I humbly think that the ultimate conclusion one can ascend to in regard to their physis, their spiritual journey, is that we are microscopic beings in an infinite universe and we are hopelessly unaware of the mechanisms of creation or the meaning of existence. We are fallible beings with a very limited set of tools that barely allow us to function in a causal realm we understand very little about. We should stop taking ourselves so seriously, stop fantasizing that there is a superior motive to our existence and stop ‘building’ conceptual castles filled with abstractions to entertain ourselves through this oh so short life that we are gifted with.
Nothing is more spiritual, nothing is more valuable and nothing is more ritualistic than a life lived in conscience of Wu-Wei, surrounded by loved ones, without a second wasted in the labyrinths of the mind.

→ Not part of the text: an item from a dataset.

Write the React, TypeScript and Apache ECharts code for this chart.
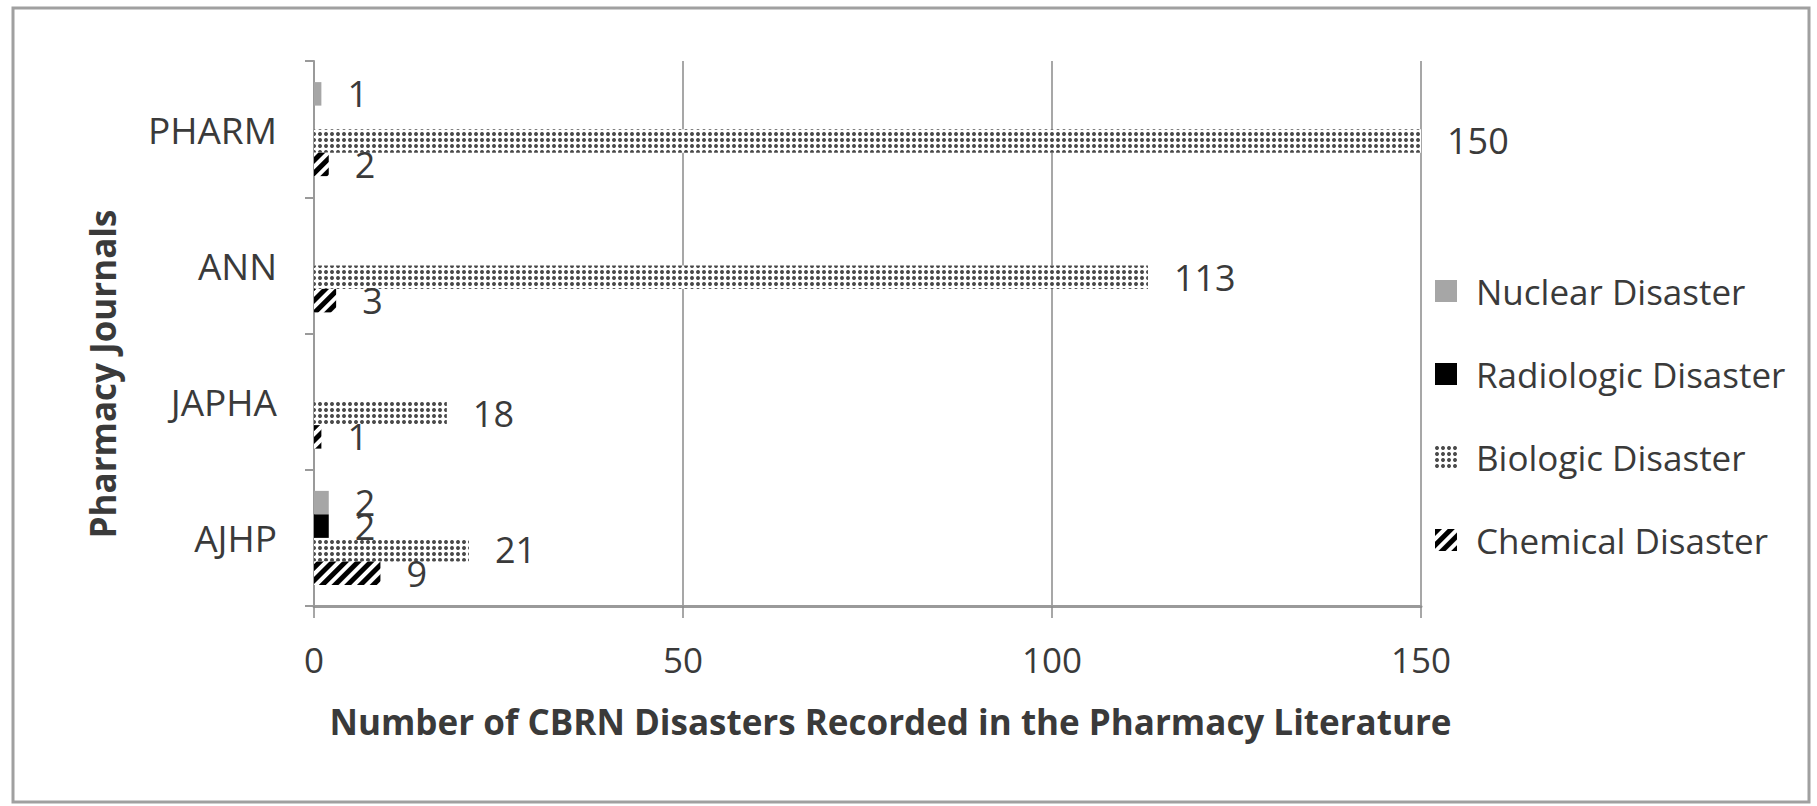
import React, { useEffect, useRef } from "react";
import * as echarts from "echarts";

const categories = ["PHARM", "ANN", "JAPHA", "AJHP"];
const seriesNames = ["Nuclear Disaster", "Radiologic Disaster", "Biologic Disaster", "Chemical Disaster"];
const nuclear = [1, 0, 0, 2];
const radiologic = [0, 0, 0, 2];
const biologic = [150, 113, 18, 21];
const chemical = [2, 3, 1, 9];
const xTicks = [0, 50, 100, 150];

const FONT = "'Open Sans', sans-serif";
const TEXT = "#3a3a3a";

export default function App() {
  const ref = useRef<HTMLDivElement>(null);
  useEffect(() => {
    if (!ref.current) return;
    const chart = echarts.init(ref.current, undefined, { renderer: "svg" });
    const label = {
      show: true,
      position: "right" as const,
      distance: 26,
      fontFamily: FONT,
      fontSize: 36,
      color: TEXT,
      formatter: (p: any) => (p.value ? String(p.value) : ""),
    };
    const styles = [
      { color: "#a6a6a6" },
      { color: "#000000" },
      {
        color: "#ffffff",
        decal: {
          symbol: "circle",
          symbolSize: 1,
          dashArrayX: [4, 1.5],
          dashArrayY: [4, 1.5],
          color: "#4a4a4a",
        },
      },
      {
        color: "#ffffff",
        decal: {
          symbol: "rect",
          symbolSize: 1,
          dashArrayX: [1, 0],
          dashArrayY: [5, 4],
          rotation: -Math.PI / 4,
          color: "#000000",
        },
      },
    ];
    const data = [nuclear, radiologic, biologic, chemical];
    chart.setOption({
      animation: false,
      aria: { enabled: false, decal: { show: false } },
      grid: { left: 314, right: 396, top: 61, bottom: 200, containLabel: false },
      legend: {
        orient: "vertical",
        left: 1430,
        top: 266,
        itemWidth: 22,
        itemHeight: 22,
        itemGap: 43,
        icon: "rect",
        data: seriesNames,
        textStyle: {
          fontFamily: FONT,
          fontSize: 35,
          color: TEXT,
          lineHeight: 40,
          padding: [0, 0, 0, 14],
        },
      },
      xAxis: {
        type: "value",
        min: xTicks[0],
        max: xTicks[xTicks.length - 1],
        interval: 50,
        name: "Number of CBRN Disasters Recorded in the Pharmacy Literature",
        nameLocation: "middle",
        nameGap: 98,
        nameTextStyle: {
          fontFamily: FONT,
          fontSize: 35,
          fontWeight: "bold",
          color: TEXT,
          padding: [0, 0, 0, 46],
        },
        axisLine: { show: true, lineStyle: { color: "#9a9a9a", width: 3 } },
        axisTick: { show: true, length: 12, lineStyle: { color: "#8a8a8a", width: 1.5 } },
        axisLabel: { fontFamily: FONT, fontSize: 35, color: TEXT, margin: 36 },
        splitLine: { show: true, lineStyle: { color: "#8a8a8a", width: 1.5 } },
      },
      yAxis: {
        type: "category",
        data: categories,
        inverse: true,
        axisLine: { show: true, lineStyle: { color: "#9a9a9a", width: 2 } },
        axisTick: { show: true, length: 9, inside: false, lineStyle: { color: "#9a9a9a", width: 2 } },
        axisLabel: { fontFamily: FONT, fontSize: 37, color: TEXT, margin: 37 },
        splitLine: { show: false },
      },
      graphic: [
        {
          type: "rect",
          shape: { x: 13, y: 8, width: 1796, height: 794 },
          style: { fill: "none", stroke: "#a0a0a0", lineWidth: 3 },
          silent: true,
        },
        {
          type: "text",
          x: 102,
          y: 374,
          rotation: Math.PI / 2,
          style: {
            text: "Pharmacy Journals",
            fontFamily: FONT,
            fontSize: 35,
            fontWeight: "bold",
            fill: TEXT,
            align: "center",
            verticalAlign: "middle",
          },
          silent: true,
        },
      ],
      series: seriesNames.map((name, i) => ({
        name,
        type: "bar",
        data: data[i],
        barGap: "0%",
        barCategoryGap: "31%",
        itemStyle: styles[i],
        label,
      })),
    });
    return () => chart.dispose();
  }, []);
  return (
    <div
      ref={ref}
      style={{ position: "absolute", left: 0, top: 0, width: 1817, height: 806, background: "#fff" }}
    />
  );
}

Love, Compassion, Tolerance, Fairness, Honor, Kindness, Empathy, Friendship… Yes, they are concepts but the heart knows about them much better than the mind does. For the mind can only understand them by applying them to a paradigm and human paradigms do not work when it comes to the wordless because they are dependant on language to be grasped somewhat efficiently by the mind. Love is not love as it is defined by a dictionary, it is something beyond us that we attempted to describe as best as we could with our very limited means of perception and communication. Definitions do not make you a better person, what you do in accordance to what you feel in the immediacy of the moment does. You can choose to be empathetical, even if you do not really understand how empathy functions. You can choose to abandon yourself entirely to this mysterious and powerful process that we call ‘love’ even if you do not know what it truly is. It does not make it any less Magical.

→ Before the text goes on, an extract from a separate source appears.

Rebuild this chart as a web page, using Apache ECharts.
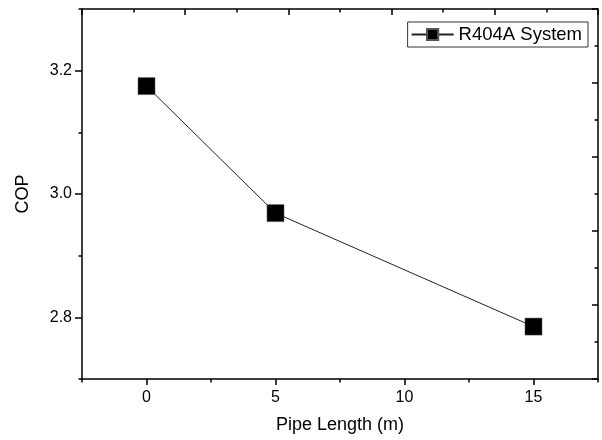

“In my admittedly fallible view, one of our many human problems – one of the great problems of our modern ways of life – is that there is too much noise, especially the noise of and from words, spoken, read and thought. Far far too many words spoken; far too much speaking, too little silent, interior, reflexion, especially among the natural peace of Nature where we can sense and know again in our stillness the acausal Time of the Cosmos.

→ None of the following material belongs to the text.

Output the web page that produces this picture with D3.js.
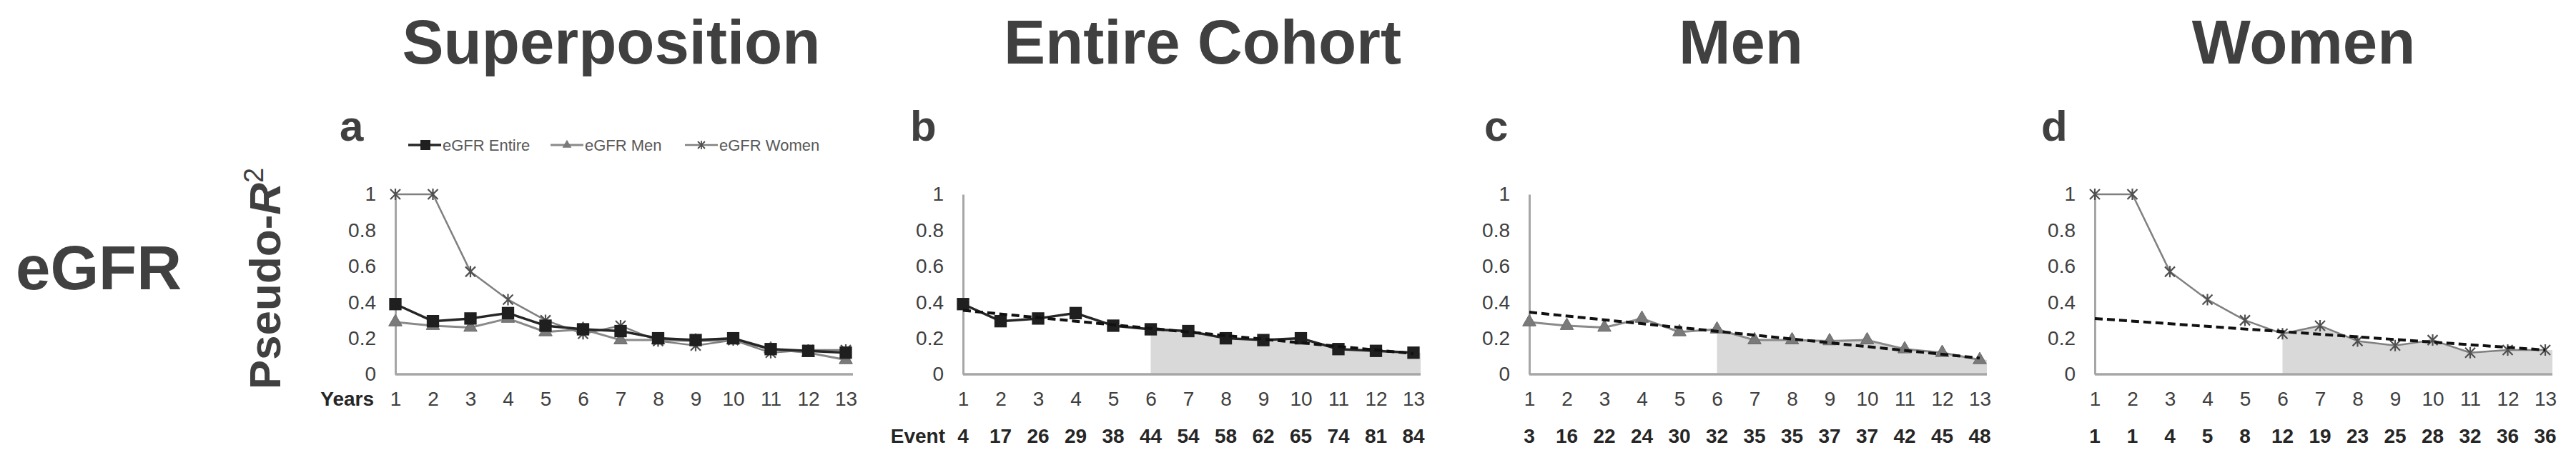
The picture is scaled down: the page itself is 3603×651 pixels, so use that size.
<!DOCTYPE html>
<html>
<head>
<meta charset="utf-8">
<script src="https://cdn.jsdelivr.net/npm/d3@7"></script>
<style>
  body { margin: 0; background: #fff; }
  text { font-family: "Liberation Sans", Arial, sans-serif; }
</style>
</head>
<body>
<svg id="chart" width="3603" height="651"></svg>
<script>
// x categories (years of follow-up)
const years = [1, 2, 3, 4, 5, 6, 7, 8, 9, 10, 11, 12, 13];
const yTicks = [0, 0.2, 0.4, 0.6, 0.8, 1];

// pseudo-R2 per year
const entire = [0.39, 0.295, 0.31, 0.34, 0.27, 0.25, 0.24, 0.20, 0.19, 0.20, 0.14, 0.13, 0.12];
const men = [0.29, 0.27, 0.26, 0.31, 0.235, 0.25, 0.19, 0.19, 0.185, 0.19, 0.14, 0.12, 0.08];
const women = [1.0, 1.0, 0.57, 0.415, 0.30, 0.225, 0.27, 0.185, 0.16, 0.19, 0.12, 0.135, 0.135];

// dashed trend lines, value at year 1 and at year 13
const trendEntire = [0.355, 0.115];
const trendMen = [0.345, 0.09];
const trendWomen = [0.31, 0.135];

// number of events under each year
const eventsEntire = [4, 17, 26, 29, 38, 44, 54, 58, 62, 65, 74, 81, 84];
const eventsMen = [3, 16, 22, 24, 30, 32, 35, 35, 37, 37, 42, 45, 48];
const eventsWomen = [1, 1, 4, 5, 8, 12, 19, 23, 25, 28, 32, 36, 36];

const titles = ["Superposition", "Entire Cohort", "Men", "Women"];
const letters = ["a", "b", "c", "d"];
const legendNames = ["eGFR Entire", "eGFR Men", "eGFR Women"];
const shadeFrom = 6;

const textColor = "#404040";
const axisColor = "#a6a6a6";
const shadeColor = "#d9d9d9";

const svg = d3.select("#chart");

// layout of the four panels
const panelX = [553, 1347, 2139, 2930];
const titleX = [855, 1682, 2435, 3222];
const letterX = [475, 1273, 2076, 2855];
const plotW = 630;

const y = d3.scaleLinear().domain([0, 1]).range([524, 272]);

// series styles
const styles = {
    entire: { line: "#262626", width: 3.5, marker: "square", fill: "#1f1f1f", stroke: "#1f1f1f" },
    men: { line: "#8a8a8a", width: 3, marker: "triangle", fill: "#7a7a7a", stroke: "#6a6a6a" },
    women: { line: "#808080", width: 2.5, marker: "star", fill: "none", stroke: "#505050" }
};

function drawMarker(g, kind, cx, cy, st) {
    if (kind === "square") {
        g.append("path")
            .attr("d", d3.symbol(d3.symbolSquare, 300)())
            .attr("transform", `translate(${cx},${cy})`)
            .attr("fill", st.fill);
    } else if (kind === "triangle") {
        g.append("path")
            .attr("d", d3.symbol(d3.symbolTriangle, 150)())
            .attr("transform", `translate(${cx},${cy})`)
            .attr("fill", st.fill)
            .attr("stroke", st.stroke)
            .attr("stroke-width", 1);
    } else {
        const r = 7;
        g.append("path")
            .attr("d", `M${-r},${-r}L${r},${r}M${-r},${r}L${r},${-r}M0,${-r - 1}L0,${r + 1}`)
            .attr("transform", `translate(${cx},${cy})`)
            .attr("stroke", st.stroke)
            .attr("stroke-width", 2.2)
            .attr("fill", "none");
    }
}

function drawSeries(g, x, values, st) {
    const line = d3.line().x((d, i) => x(years[i])).y(d => y(d));
    g.append("path")
        .attr("d", line(values))
        .attr("fill", "none")
        .attr("stroke", st.line)
        .attr("stroke-width", st.width)
        .attr("stroke-linejoin", "round");
    values.forEach((v, i) => drawMarker(g, st.marker, x(years[i]), y(v), st));
}

function drawPanel(p, series, trend, events) {
    const x0 = panelX[p];
    const x = d3.scaleLinear().domain([1, 13]).range([x0, x0 + plotW]);
    const g = svg.append("g");

    // title and panel letter
    svg.append("text")
        .attr("x", titleX[p]).attr("y", 89)
        .attr("text-anchor", "middle")
        .attr("font-size", 87).attr("font-weight", "bold")
        .attr("fill", textColor)
        .text(titles[p]);
    svg.append("text")
        .attr("x", letterX[p]).attr("y", 197)
        .attr("font-size", 60).attr("font-weight", "bold")
        .attr("fill", textColor)
        .text(letters[p]);

    // grey area under the curve from year 6 on
    if (trend) {
        const vals = series[0].values;
        const pts = years.map((yr, i) => [x(yr), y(vals[i])]).filter((d, i) => years[i] >= shadeFrom);
        pts.push([x(13) + 10, y(vals[vals.length - 1])]);
        const area = d3.area().x(d => d[0]).y0(y(0)).y1(d => d[1]);
        g.append("path").attr("d", area(pts)).attr("fill", shadeColor);
    }

    // y axis
    const yAxis = d3.axisLeft(y)
        .tickValues(yTicks)
        .tickSize(0)
        .tickPadding(27)
        .tickFormat(d => (d === 0 || d === 1) ? d : d3.format(".1f")(d));
    const ya = g.append("g").attr("transform", `translate(${x0},0)`).call(yAxis);
    ya.select(".domain").attr("stroke", axisColor).attr("stroke-width", 3);
    ya.selectAll("text")
        .attr("font-size", 28)
        .attr("fill", textColor)
        .attr("font-family", "Liberation Sans, Arial, sans-serif");

    // x axis line and tick labels
    g.append("line")
        .attr("x1", x0).attr("x2", x(13) + 10)
        .attr("y1", y(0)).attr("y2", y(0))
        .attr("stroke", axisColor).attr("stroke-width", 3.5);
    const xAxis = d3.axisBottom(x).tickValues(years).tickSize(0).tickPadding(24);
    const xa = g.append("g").attr("transform", `translate(0,${y(0)})`).call(xAxis);
    xa.select(".domain").remove();
    xa.selectAll("text")
        .attr("font-size", 28)
        .attr("fill", textColor)
        .attr("font-family", "Liberation Sans, Arial, sans-serif");

    // series
    series.forEach(s => drawSeries(g, x, s.values, s.style));

    // dashed trend
    if (trend) {
        g.append("line")
            .attr("x1", x(1)).attr("y1", y(trend[0]))
            .attr("x2", x(13)).attr("y2", y(trend[1]))
            .attr("stroke", "#111")
            .attr("stroke-width", 4)
            .attr("stroke-dasharray", "11,6");
    }

    // row of event counts
    if (events) {
        g.selectAll(".ev").data(events).join("text")
            .attr("x", (d, i) => x(years[i]))
            .attr("y", 620)
            .attr("text-anchor", "middle")
            .attr("font-size", 28).attr("font-weight", "bold")
            .attr("fill", "#262626")
            .text(d => d);
    }
    return x;
}

// panel a: all three series
drawPanel(0, [
    { values: men, style: styles.men },
    { values: women, style: styles.women },
    { values: entire, style: styles.entire }
], null, null);
drawPanel(1, [{ values: entire, style: styles.entire }], trendEntire, eventsEntire);
drawPanel(2, [{ values: men, style: styles.men }], trendMen, eventsMen);
drawPanel(3, [{ values: women, style: styles.women }], trendWomen, eventsWomen);

// row labels
svg.append("text").attr("x", 523).attr("y", 568)
    .attr("text-anchor", "end").attr("font-size", 28).attr("font-weight", "bold")
    .attr("fill", "#262626").text("Years");
svg.append("text").attr("x", 1322).attr("y", 620)
    .attr("text-anchor", "end").attr("font-size", 28).attr("font-weight", "bold")
    .attr("fill", "#262626").text("Event");

// eGFR row label
svg.append("text").attr("x", 22).attr("y", 405)
    .attr("font-size", 87).attr("font-weight", "bold")
    .attr("fill", textColor).text("eGFR");

// Pseudo-R2 axis title
const yt = svg.append("text")
    .attr("transform", "translate(392,390) rotate(-90)")
    .attr("text-anchor", "middle")
    .attr("font-size", 62).attr("font-weight", "bold")
    .attr("fill", textColor);
yt.append("tspan").text("Pseudo-");
yt.append("tspan").attr("font-style", "italic").text("R");
yt.append("tspan").attr("dy", -24).attr("font-size", 38).attr("font-weight", "normal").text("2");

// legend of panel a
const legendX = [571, 770, 958];
const legendStyles = [styles.entire, styles.men, styles.women];
const lg = svg.append("g");
legendNames.forEach((name, i) => {
    const st = legendStyles[i];
    const lx = legendX[i];
    lg.append("line")
        .attr("x1", lx).attr("x2", lx + 46)
        .attr("y1", 203).attr("y2", 203)
        .attr("stroke", st.line).attr("stroke-width", st.width);
    const mg = lg.append("g");
    if (st.marker === "square") {
        mg.append("rect").attr("x", lx + 17).attr("y", 196).attr("width", 14).attr("height", 14).attr("fill", st.fill);
    } else if (st.marker === "triangle") {
        mg.append("path").attr("d", d3.symbol(d3.symbolTriangle, 70)())
            .attr("transform", `translate(${lx + 23},203)`).attr("fill", st.fill);
    } else {
        mg.append("path").attr("d", "M-5,-5L5,5M-5,5L5,-5M0,-6L0,6")
            .attr("transform", `translate(${lx + 23},203)`)
            .attr("stroke", st.stroke).attr("stroke-width", 1.8);
    }
    lg.append("text")
        .attr("x", lx + 48).attr("y", 211)
        .attr("font-size", 22)
        .attr("fill", "#595959")
        .text(name);
});
</script>
</body>
</html>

For wisdom is not to be found in speeches, in political or social manifestos, tracts or books; nor in some political, religious, or social, theory or dogma. And especially not in some abstraction, some ideal.
Rather, wisdom is there to be discovered, within ourselves; others can only gently point or guide us toward this self-discovery, toward the necessary interior, quiet, reflexion – perhaps through some work of Art, or some sublime piece of music, some poignant literature; perhaps some poem; or perhaps by some noble deed done or some selfless personal love that needs no words to speak or advertise its wordless name.” David Myatt, The Love That Needs No Words.